GE's appliance business is also probably hurting because a portion of its business is based on consumer credit, which is being squeezed hard, said Peter Sorrentino, senior portfolio manager at Huntington Asset Advisors in Cincinnati.

And GE officials must ask themselves if a selling price of up to $8 billion is meaningful, he said.

"If not, why do it?" Sorrentino asked. "If you put money into being competitive, why not wait until an upswing and get rid of it then?"

GE's revenue last year totaled nearly $173 billion.

Heymann said he believes GE could sell the business for between $6.3 billion and $6.5 billion, a little more than half what it got last year for the sale of its plastics business to a Saudi Arabian company.

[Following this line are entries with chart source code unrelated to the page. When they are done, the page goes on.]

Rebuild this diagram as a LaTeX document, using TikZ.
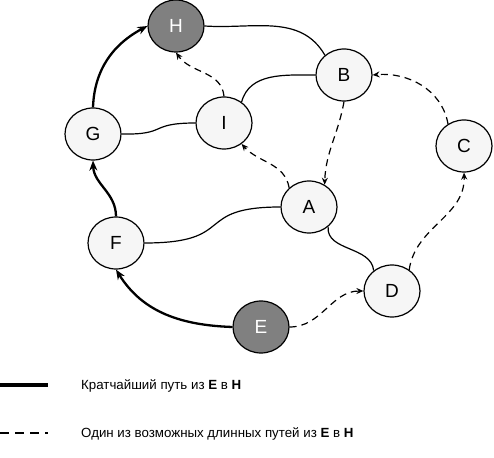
\documentclass[tikz,border=0pt]{standalone}
\usepackage{fontspec}
\setmainfont{Liberation Sans}
\usetikzlibrary{arrows.meta,shapes.geometric}

\begin{document}
\begin{tikzpicture}[x=1pt,y=1pt,>={Stealth[length=7pt,width=6pt]},
  vertex/.style={ellipse,draw,line width=1.2pt,fill=gray!7,minimum width=56pt,
    minimum height=52pt,inner sep=0pt,font=\fontsize{19}{19}\selectfont},
  hub/.style={vertex,fill=black!50,text=white},
  link/.style={line width=1.2pt},
  shortest/.style={line width=2.3pt,-{Stealth[length=10pt,width=8pt]}},
  longway/.style={line width=1.2pt,dash pattern=on 7pt off 5pt,->},
  legend/.style={anchor=west,inner sep=0pt,font=\fontsize{13.3}{15}\selectfont}]
  \useasboundingbox (0,0) rectangle (494,457);
  % vertices
  \node[hub]    (H) at (176,431) {H};
  \node[vertex] (G) at (93,323)  {G};
  \node[vertex] (I) at (224,334) {I};
  \node[vertex] (B) at (344,382) {B};
  \node[vertex] (C) at (464,311) {C};
  \node[vertex] (A) at (309,250) {A};
  \node[vertex] (F) at (116,214) {F};
  \node[vertex] (D) at (392,166) {D};
  \node[hub]    (E) at (261,130) {E};
  % plain edges
  \draw[link] (H.east) to[out=-4,in=120] (B.134);
  \draw[link] (I.50) to[out=75,in=180] (B.west);
  \draw[link] (G.east) .. controls (168,322) and (148,334) .. (I.west);
  \draw[link] (F.east) .. controls (238,214) and (192,250) .. (A.west);
  \draw[link] (A.-46) to[out=-95,in=95] (D.132);
  % shortest path
  \draw[shortest] (E.west) to[out=178,in=-58] (F.south);
  \draw[shortest] (F.north) to[out=90,in=-88] (G.south);
  \draw[shortest] (G.north) to[out=88,in=-152] (H.west);
  % a long path
  \draw[longway] (E.east) to[out=0,in=180] (D.west);
  \draw[longway] (D.51) to[out=82,in=-88] (C.south);
  \draw[longway] (C.126) to[out=100,in=5] (B.east);
  \draw[longway] (B.-90) to[out=-100,in=88] (A.55);
  \draw[longway] (A.136) to[out=100,in=-48] (I.-50);
  \draw[longway] (I.north) to[out=95,in=-55] (H.south);
  % legend
  \coordinate (s1) at (0,72);  \coordinate (s2) at (48,72);
  \coordinate (d1) at (0,24);  \coordinate (d2) at (48,24);
  \draw[line width=3.5pt] (s1) -- (s2);
  \draw[line width=1.2pt,dash pattern=on 9pt off 6pt] (d1) -- (d2);
  \node[legend] (shorttxt) at (81,71) {Кратчайший путь из \textbf{E} в \textbf{H}};
  \node[legend] (longtxt)  at (81,23) {Один из возможных длинных путей из \textbf{E} в \textbf{H}};
\end{tikzpicture}
\end{document}
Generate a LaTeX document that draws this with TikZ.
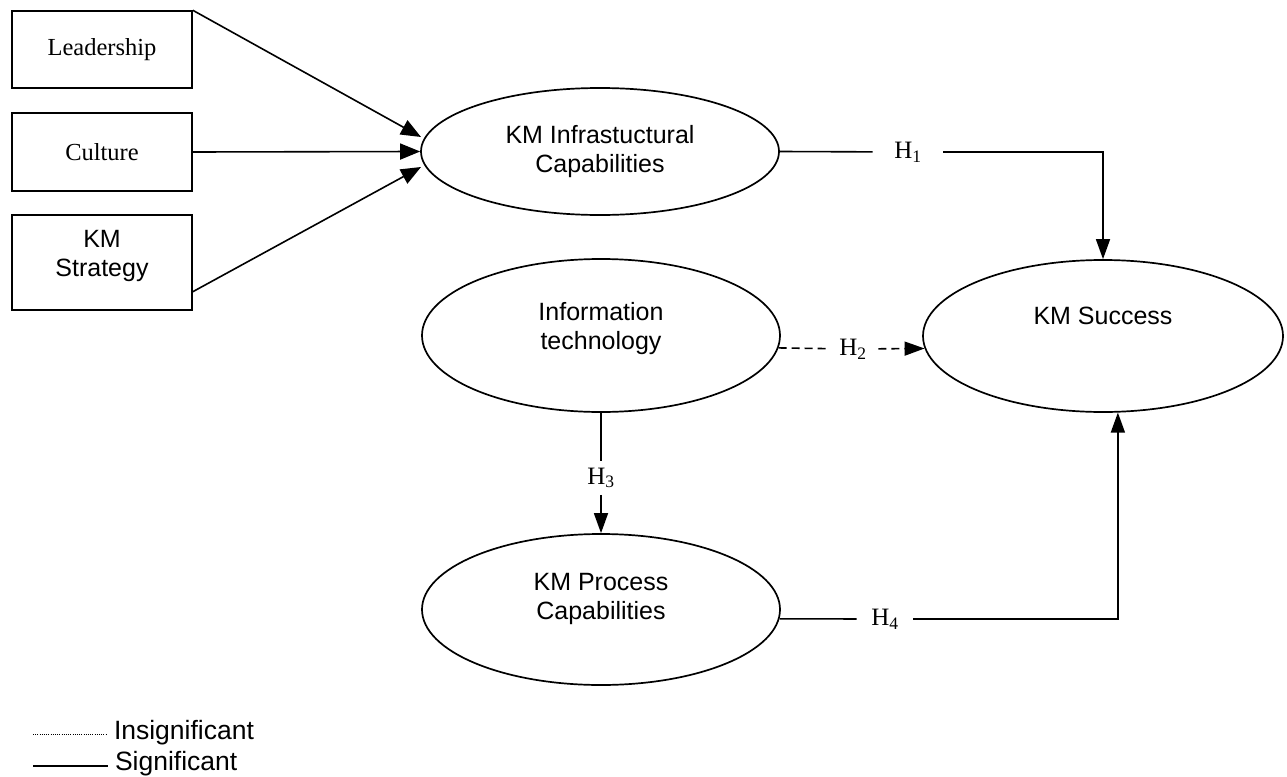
\documentclass[tikz,border=0pt]{standalone}
\usepackage{fontspec}
\setmainfont{Liberation Serif}
\newfontfamily\arial{Liberation Sans}
\usetikzlibrary{arrows.meta,shapes.geometric,calc}
\begin{document}
\begin{tikzpicture}[x=1pt,y=-1pt,
  line width=1.6pt,
  box/.style={draw,line width=1.5pt,minimum width=180pt,inner sep=0pt},
  oval/.style={draw,ellipse,line width=1.7pt,inner sep=0pt,minimum width=358pt,minimum height=#1},
  sans/.style={font=\arial\fontsize{25}{29}\selectfont,align=center},
  serif/.style={font=\fontsize{24.5}{28}\selectfont},
  hyp/.style={font=\fontsize{25}{28}\selectfont,inner ysep=2pt},
  legend/.style={font=\arial\fontsize{26.5}{30}\selectfont,anchor=west,inner xsep=0pt,outer xsep=7pt},
  bigtip/.style={-{Triangle[length=20pt,width=16pt]}},
  tip/.style={-{Triangle[length=20pt,width=14pt]}},
  dashline/.style={dash pattern=on 8pt off 5pt}]
\useasboundingbox (0,0) rectangle (1287,776);

% boxes
\node[box,minimum height=77pt,serif] (lead) at (102,49.5) {Leadership};
\node[box,minimum height=78pt,serif] (cult) at (102,152) {Culture};
\node[box,minimum height=95pt] (strat) at (102,262.5) {};
\node[sans] (strattext) at (102,256) {KM\\Strategy};

% ellipses
\node[oval=127pt] (infra) at (600,151.5) {};
\node[sans] (infratext) at (600,152) {KM Infrastuctural\\Capabilities};
\node[oval=153pt] (info) at (601,335.5) {};
\node[sans] (infotext) at (601,329) {Information\\technology};
\node[oval=151pt] (proc) at (601,609.5) {};
\node[sans] (proctext) at (601,599) {KM Process\\Capabilities};
\node[oval=152pt,minimum width=360pt] (succ) at (1103,336) {};
\node[sans] (succtext) at (1103,316) {KM Success};

% arrows into infra
\coordinate (t1) at (421,137);
\coordinate (t3) at (421,167);
\draw[bigtip] (lead.north east) -- (t1);
\draw[bigtip] (cult.east) -- (infra.west);
\draw[bigtip] ($(strat.south east)+(0,-19)$) -- (t3);

% hypothesis labels
\node[hyp,inner xsep=21pt] (h1) at (908,152) {H\textsubscript{1}};
\node[hyp,inner xsep=11pt] (h2) at (853,349) {H\textsubscript{2}};
\node[hyp,inner ysep=6pt] (h3) at (601,478) {H\textsubscript{3}};
\node[hyp,inner xsep=14pt] (h4) at (885,619) {H\textsubscript{4}};

% H1
\draw (infra.east) -- (h1);
\draw[tip] (h1) -| (succ.north);
% H2
\draw[dashline] (info.-4) -- (h2);
\draw[dashline,tip] (h2) -- (succ.184);
% H3
\draw (info.south) -- (h3);
\draw[tip] (h3) -- (proc.north);
% H4
\draw (proc.-3) -- (h4);
\draw[tip] (h4) -| (succ.-79);

% legend
\coordinate (d1) at (33,734);
\coordinate (d2) at (33,766);
\node[legend] (ins) at (107,733) {Insignificant};
\node[legend] (sig) at (108,764) {Significant};
\draw[line width=1pt,dash pattern=on 1pt off 1.2pt] (d1) -- (ins.west |- d1);
\draw[line width=1.6pt] (d2) -- (sig.west |- d2);
\end{tikzpicture}
\end{document}
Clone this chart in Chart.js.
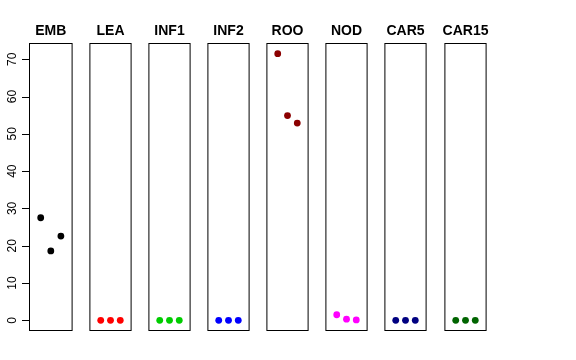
<!DOCTYPE html>
<html>
<head>
<meta charset="utf-8">
<script src="https://cdn.jsdelivr.net/npm/chart.js@4/dist/chart.umd.min.js"></script>
<style>
  body { margin: 0; background: #fff; }
  #wrap { position: relative; width: 576px; height: 360px; }
  #wrap canvas { position: absolute; top: 0; }
</style>
</head>
<body>
<div id="wrap"></div>
<script>
// one panel per tissue, three replicates each
const tissues = ['EMB', 'LEA', 'INF1', 'INF2', 'ROO', 'NOD', 'CAR5', 'CAR15'];
const colors = ['#000000', '#FF0000', '#00CD00', '#0000FF', '#8B0000', '#FF00FF', '#000080', '#006400'];
const replicate = [1, 2, 3];

const EMB = [27.5, 18.6, 22.6];
const LEA = [0, 0, 0];
const INF1 = [0, 0, 0];
const INF2 = [0, 0, 0];
const ROO = [71.5, 54.9, 52.9];
const NOD = [1.5, 0.3, 0.1];
const CAR5 = [0, 0, 0];
const CAR15 = [0, 0, 0];
const values = [EMB, LEA, INF1, INF2, ROO, NOD, CAR5, CAR15];

const yTicks = [0, 10, 20, 30, 40, 50, 60, 70];

const boxLefts = [29, 88, 147, 206, 265, 324, 383, 443];
const boxWidth = 45;

/* box round the plot area + panel title */
const panelBox = {
    id: 'panelBox',
    afterDraw(chart, args, opts) {
        const ctx = chart.ctx;
        const a = chart.chartArea;
        ctx.save();
        ctx.strokeStyle = '#000';
        ctx.lineWidth = 1;
        ctx.strokeRect(a.left + 0.5, a.top + 0.5, a.right - a.left - 1, a.bottom - a.top - 1);
        ctx.fillStyle = '#000';
        ctx.font = 'bold 14px "Liberation Sans", Arial, sans-serif';
        ctx.textAlign = 'center';
        ctx.textBaseline = 'alphabetic';
        ctx.fillText(opts.title, (a.left + a.right) / 2, 35);

        if (opts.axis) {
            const y = chart.scales.y;
            ctx.beginPath();
            ctx.moveTo(a.left + 0.5, Math.round(y.getPixelForValue(yTicks[0])) + 0.5);
            ctx.lineTo(a.left + 0.5, Math.round(y.getPixelForValue(yTicks[yTicks.length - 1])) + 0.5);
            yTicks.forEach(t => {
                const py = Math.round(y.getPixelForValue(t)) + 0.5;
                ctx.moveTo(a.left - 7, py);
                ctx.lineTo(a.left + 0.5, py);
            });
            ctx.stroke();
            ctx.font = '12px "Liberation Sans", Arial, sans-serif';
            yTicks.forEach(t => {
                ctx.save();
                ctx.translate(16, y.getPixelForValue(t));
                ctx.rotate(-Math.PI / 2);
                ctx.fillText(String(t), 0, 0);
                ctx.restore();
            });
        }
        ctx.restore();
    }
};

const wrap = document.getElementById('wrap');

tissues.forEach((name, p) => {
    const padL = p === 0 ? boxLefts[0] : 2;
    const padR = 2;
    const cv = document.createElement('canvas');
    cv.width = padL + boxWidth + padR;
    cv.height = 360;
    cv.style.left = (boxLefts[p] - padL) + 'px';
    wrap.appendChild(cv);

    new Chart(cv, {
        type: 'scatter',
        data: {
            datasets: [{
                data: replicate.map((r, i) => ({ x: r, y: values[p][i] })),
                backgroundColor: colors[p],
                borderColor: colors[p],
                borderWidth: 0,
                pointRadius: 3.4,
                pointHoverRadius: 3.4
            }]
        },
        options: {
            responsive: false,
            animation: false,
            events: [],
            layout: { padding: { left: padL, right: padR, top: 43, bottom: 29 } },
            scales: {
                x: { type: 'linear', display: false, min: -0.16, max: 4.16 },
                y: { type: 'linear', display: false, min: -2.86, max: 74.36 }
            },
            plugins: {
                legend: { display: false },
                tooltip: { enabled: false },
                panelBox: { title: name, axis: p === 0 }
            }
        },
        plugins: [panelBox]
    });
});
</script>
</body>
</html>
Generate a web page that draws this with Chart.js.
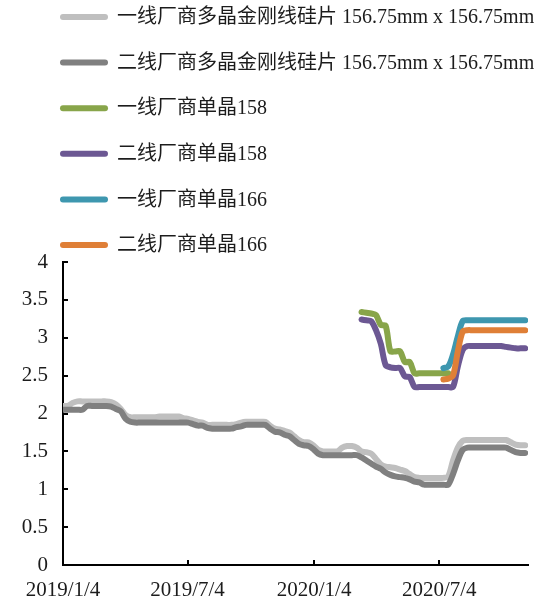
<!DOCTYPE html>
<html>
<head>
<meta charset="utf-8">
<script src="https://cdn.jsdelivr.net/npm/chart.js@4/dist/chart.umd.min.js"></script>
<style>
  html, body { margin: 0; padding: 0; background: #fff; }
  #wrap { width: 544px; height: 602px; position: relative; }
</style>
</head>
<body>
<div id="wrap"><canvas id="chart"></canvas></div>
<script>
// Weekly wafer price series (元/片), first week 2019/1/4
const firstDate = '2019/1/4';
const weekCount = 97;
const axisEndDate = '2020/11/10';
const xTickLabels = ['2019/1/4', '2019/7/4', '2020/1/4', '2020/7/4'];
const yTickStep = 0.5;

const seriesNames = [
  '一线厂商多晶金刚线硅片 156.75mm x 156.75mm',
  '二线厂商多晶金刚线硅片 156.75mm x 156.75mm',
  '一线厂商单晶158',
  '二线厂商单晶158',
  '一线厂商单晶166',
  '二线厂商单晶166'
];

// Multicrystalline wafers, one value per week from 2019/1/4
const tier1Poly = [
  2.10, 2.10, 2.14, 2.16, 2.16, 2.16, 2.16, 2.16, 2.16, 2.16,
  2.15, 2.12, 2.06, 1.98, 1.95, 1.95, 1.95, 1.95, 1.95, 1.95,
  1.96, 1.96, 1.96, 1.96, 1.96, 1.94, 1.93, 1.91, 1.89, 1.88,
  1.85, 1.85, 1.85, 1.85, 1.85, 1.85, 1.86, 1.88, 1.89, 1.89,
  1.89, 1.89, 1.89, 1.84, 1.80, 1.79, 1.77, 1.75, 1.70, 1.65,
  1.62, 1.62, 1.58, 1.52, 1.50, 1.50, 1.50, 1.50, 1.55, 1.57,
  1.57, 1.55, 1.50, 1.49, 1.47, 1.40, 1.33, 1.30, 1.29, 1.28,
  1.26, 1.24, 1.20, 1.16, 1.15, 1.15, 1.15, 1.15, 1.15, 1.15,
  1.17, 1.38, 1.55, 1.64, 1.65, 1.65, 1.65, 1.65, 1.65, 1.65,
  1.65, 1.65, 1.65, 1.62, 1.59, 1.58, 1.58
];
const tier2Poly = [
  2.05, 2.05, 2.05, 2.05, 2.05, 2.10, 2.10, 2.10, 2.10, 2.10,
  2.09, 2.06, 2.03, 1.93, 1.89, 1.88, 1.88, 1.88, 1.88, 1.88,
  1.88, 1.88, 1.88, 1.88, 1.88, 1.88, 1.88, 1.86, 1.84, 1.84,
  1.81, 1.80, 1.80, 1.80, 1.80, 1.80, 1.82, 1.83, 1.85, 1.85,
  1.85, 1.85, 1.85, 1.80, 1.76, 1.75, 1.72, 1.70, 1.65, 1.60,
  1.58, 1.57, 1.53, 1.47, 1.45, 1.45, 1.45, 1.45, 1.45, 1.45,
  1.45, 1.45, 1.42, 1.38, 1.34, 1.30, 1.27, 1.22, 1.19, 1.17,
  1.16, 1.15, 1.13, 1.10, 1.09, 1.06, 1.06, 1.06, 1.06, 1.06,
  1.06, 1.20, 1.38, 1.52, 1.55, 1.55, 1.55, 1.55, 1.55, 1.55,
  1.55, 1.55, 1.55, 1.52, 1.49, 1.48, 1.48
];

// Monocrystalline 158 wafers, weekly from 2020/3/13
const mono158Start = '2020/3/13';
const tier1Mono158 = [
  3.34, 3.33, 3.32, 3.30, 3.17, 3.16, 2.82, 2.82, 2.82, 2.68,
  2.68, 2.53, 2.53, 2.53, 2.53, 2.53, 2.53, 2.53, 2.53
];
const tier2Mono158 = [
  3.24, 3.23, 3.22, 3.10, 2.92, 2.64, 2.61, 2.60, 2.60, 2.49,
  2.48, 2.35, 2.35, 2.35, 2.35, 2.35, 2.35, 2.35, 2.35, 2.35,
  2.62, 2.84, 2.89, 2.89, 2.89, 2.89, 2.89, 2.89, 2.89, 2.89,
  2.88, 2.87, 2.86, 2.86, 2.86
];

// Monocrystalline 166 wafers, weekly from 2020/7/10
const mono166Start = '2020/7/10';
const tier1Mono166 = [
  2.60, 2.62, 2.78, 3.02, 3.22, 3.23, 3.23, 3.23, 3.23, 3.23,
  3.23, 3.23, 3.23, 3.23, 3.23, 3.23, 3.23, 3.23
];
const tier2Mono166 = [
  2.45, 2.46, 2.50, 2.82, 3.08, 3.10, 3.10, 3.10, 3.10, 3.10,
  3.10, 3.10, 3.10, 3.10, 3.10, 3.10, 3.10, 3.10
];

const seriesColors = ['#BFBFBF', '#808080', '#88A54A', '#6C5893', '#3E97AF', '#DF7F37'];

// ---- helpers ----
function parseDate(s) {
  const [y, m, d] = s.split('/').map(Number);
  return Date.UTC(y, m - 1, d);
}
const origin = parseDate(firstDate);
function dayOffset(s) { return Math.round((parseDate(s) - origin) / 86400000); }

const weekDates = [];
for (let k = 0; k < weekCount; k++) {
  const dt = new Date(origin + k * 7 * 86400000);
  weekDates.push(dt.getUTCFullYear() + '/' + (dt.getUTCMonth() + 1) + '/' + dt.getUTCDate());
}
function toPoints(values, startDate) {
  const s = weekDates.indexOf(startDate);
  return values.map((v, k) => ({ x: dayOffset(weekDates[s + k]), y: v }));
}

const seriesValues = [
  toPoints(tier1Poly, firstDate),
  toPoints(tier2Poly, firstDate),
  toPoints(tier1Mono158, mono158Start),
  toPoints(tier2Mono158, mono158Start),
  toPoints(tier1Mono166, mono166Start),
  toPoints(tier2Mono166, mono166Start)
];

const textColor = '#1c1c1c';
const fontFamily = "'Liberation Serif', 'Noto Sans CJK SC', serif";

// Legend stacked one entry per row above the plot
const stackedLegend = {
  id: 'stackedLegend',
  afterDraw(chart) {
    const ctx = chart.ctx;
    ctx.save();
    chart.data.datasets.forEach((ds, i) => {
      const y = 17 + 45.6 * i;
      ctx.strokeStyle = ds.borderColor;
      ctx.lineWidth = 6;
      ctx.lineCap = 'round';
      ctx.beginPath();
      ctx.moveTo(63, y);
      ctx.lineTo(105, y);
      ctx.stroke();
      ctx.fillStyle = textColor;
      ctx.font = '20px ' + fontFamily;
      ctx.textAlign = 'left';
      ctx.textBaseline = 'middle';
      ctx.fillText(ds.label, 117, y + 1);
    });
    ctx.restore();
  }
};

const datasets = seriesNames.map((name, i) => ({
  label: name,
  data: seriesValues[i],
  borderColor: seriesColors[i],
  backgroundColor: seriesColors[i],
  order: seriesNames.length - i
}));

const axisFont = { family: fontFamily, size: 21 };

new Chart(document.getElementById('chart'), {
  type: 'line',
  data: { datasets },
  plugins: [stackedLegend],
  options: {
    responsive: true,
    maintainAspectRatio: false,
    animation: false,
    layout: { padding: { top: 262, right: 16, left: 0, bottom: 0 } },
    plugins: { legend: { display: false }, tooltip: { enabled: false } },
    elements: {
      point: { radius: 0 },
      line: { borderWidth: 6, tension: 0.3, borderCapStyle: 'round', borderJoinStyle: 'round', fill: false }
    },
    scales: {
      x: {
        type: 'linear',
        min: 0,
        max: dayOffset(axisEndDate),
        afterFit: (s) => { s.height = 37; },
        afterBuildTicks: (s) => { s.ticks = xTickLabels.map(d => ({ value: dayOffset(d) })); },
        ticks: {
          autoSkip: false, maxRotation: 0, minRotation: 0, padding: 18,
          color: textColor, font: axisFont,
          callback: (v, i) => xTickLabels[i]
        },
        grid: { drawOnChartArea: false, drawTicks: true, tickLength: -5, color: '#000', lineWidth: 2 },
        border: { color: '#000', width: 2 }
      },
      y: {
        min: 0,
        max: 4,
        afterFit: (s) => { s.width = 63; },
        ticks: {
          stepSize: yTickStep, padding: 20,
          color: textColor, font: axisFont,
          callback: (v) => String(v)
        },
        grid: { drawOnChartArea: false, drawTicks: true, tickLength: -5, color: '#000', lineWidth: 2 },
        border: { color: '#000', width: 2 }
      }
    }
  }
});
</script>
</body>
</html>
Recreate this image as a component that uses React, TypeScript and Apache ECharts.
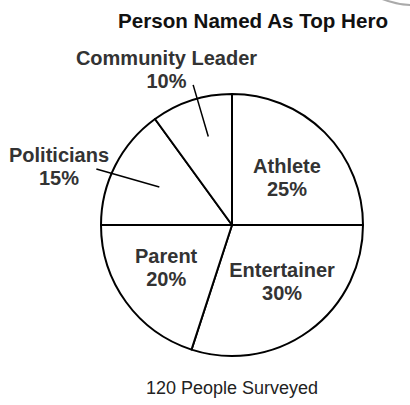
import React, { useEffect, useRef } from "react";
import * as echarts from "echarts";

const categories = ["Athlete", "Entertainer", "Parent", "Politicians", "Community Leader"];
const percents = [25, 30, 20, 15, 10];
const titleText = "Person Named As Top Hero";
const subtitleText = "120 People Surveyed";

// layout (style) constants
const CX = 232;
const CY = 225;
const R = 131;
// label placement in polar form: [angle clockwise from 12 o'clock (deg), radius fraction]
const labelPolar: [number, number][] = [
  [48.9, 0.557],
  [138.7, 0.579],
  [236.9, 0.6],
  [288.8, 1.395],
  [337.1, 1.285],
];
// leader line [start, end] in polar form, only for outside labels
const linePolar: ([number, number][] | null)[] = [
  null,
  null,
  null,
  [
    [297.6, 0.626],
    [292.4, 1.12],
  ],
  [
    [345, 0.7],
    [344.5, 1.11],
  ],
];

function polar(angDeg: number, frac: number): [number, number] {
  const a = (angDeg * Math.PI) / 180;
  return [CX + R * frac * Math.sin(a), CY - R * frac * Math.cos(a)];
}

export default function App() {
  const ref = useRef<HTMLDivElement>(null);
  useEffect(() => {
    if (!ref.current) return;
    const chart = echarts.init(ref.current, null, { renderer: "svg" });
    const font = "'Liberation Sans', Arial, Helvetica, sans-serif";
    const data = categories.map((name, i) => ({
      name,
      value: percents[i],
      label: { position: linePolar[i] ? "outside" : "inside" },
      labelLine: { show: false },
    }));
    const leaderLines = linePolar
      .map((lp) => {
        if (!lp) return null;
        const a = polar(lp[0][0], lp[0][1]);
        const b = polar(lp[1][0], lp[1][1]);
        return {
          type: "line",
          z: 10,
          shape: { x1: a[0], y1: a[1], x2: b[0], y2: b[1] },
          style: { stroke: "#000000", lineWidth: 1.5 },
        };
      })
      .filter(Boolean);
    chart.setOption({
      animation: false,
      backgroundColor: "#ffffff",
      graphic: [
        {
          type: "text",
          x: 253,
          y: 20,
          style: {
            text: titleText,
            font: `bold 20.6px ${font}`,
            fill: "#111111",
            textAlign: "center",
            textVerticalAlign: "middle",
          },
        },
        {
          type: "text",
          x: 232,
          y: 388,
          style: {
            text: subtitleText,
            font: `18px ${font}`,
            fill: "#222222",
            textAlign: "center",
            textVerticalAlign: "middle",
          },
        },
        {
          type: "arc",
          shape: { cx: 415, cy: -87.5, r: 92.5, startAngle: 1.3, endAngle: 2.0, clockwise: true },
          style: { stroke: "#aaaaaa", lineWidth: 2, fill: "none" },
        },
        ...leaderLines,
      ],
      series: [
        {
          type: "pie",
          center: [CX, CY],
          radius: R,
          startAngle: 90,
          clockwise: true,
          silent: true,
          data,
          itemStyle: { color: "#ffffff", borderColor: "#000000", borderWidth: 2 },
          label: {
            show: true,
            formatter: "{b}\n{c}%",
            fontFamily: font,
            fontWeight: "bold",
            fontSize: 20,
            lineHeight: 23,
            color: "#333333",
            align: "center",
            overflow: "none",
          },
          labelLine: { show: false },
          labelLayout: (params: any) => {
            const i = params.dataIndex;
            const [x, y] = polar(labelPolar[i][0], labelPolar[i][1]);
            return { x, y, align: "center", verticalAlign: "middle" };
          },
        },
      ],
    });
    return () => chart.dispose();
  }, []);
  return (
    <div
      ref={ref}
      style={{ position: "fixed", left: 0, top: 0, width: 410, height: 405 }}
    />
  );
}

To boost its share price, GE wants to dump less profitable operations to boost its infrastructure business, a money-maker that manufactures big-ticket products such as jet engines, locomotives and water treatment plants, he said.

The company's overall headquarters is based in Fairfield, Connecticut.

Heymann also said GE should get rid of NBC-Universal, which he said is suffering from a loss in income to the Internet and software.

(Msnbc.com is a joint venture of Microsoft and NBC-Universal.)

Chief Executive Jeff Immelt has rejected calls to sell NBC, though he has been under pressure to restructure the industrial and financial conglomerate, particularly since first quarter profit fell 6 percent.

Immelt has brushed off questions about whether GE will ditch various businesses. He said shortly after the earnings report last month that GE has sold businesses valued at between $50 billion and $60 billion in the last five or six years, a phase he called the "most active portfolio change in the history of the company."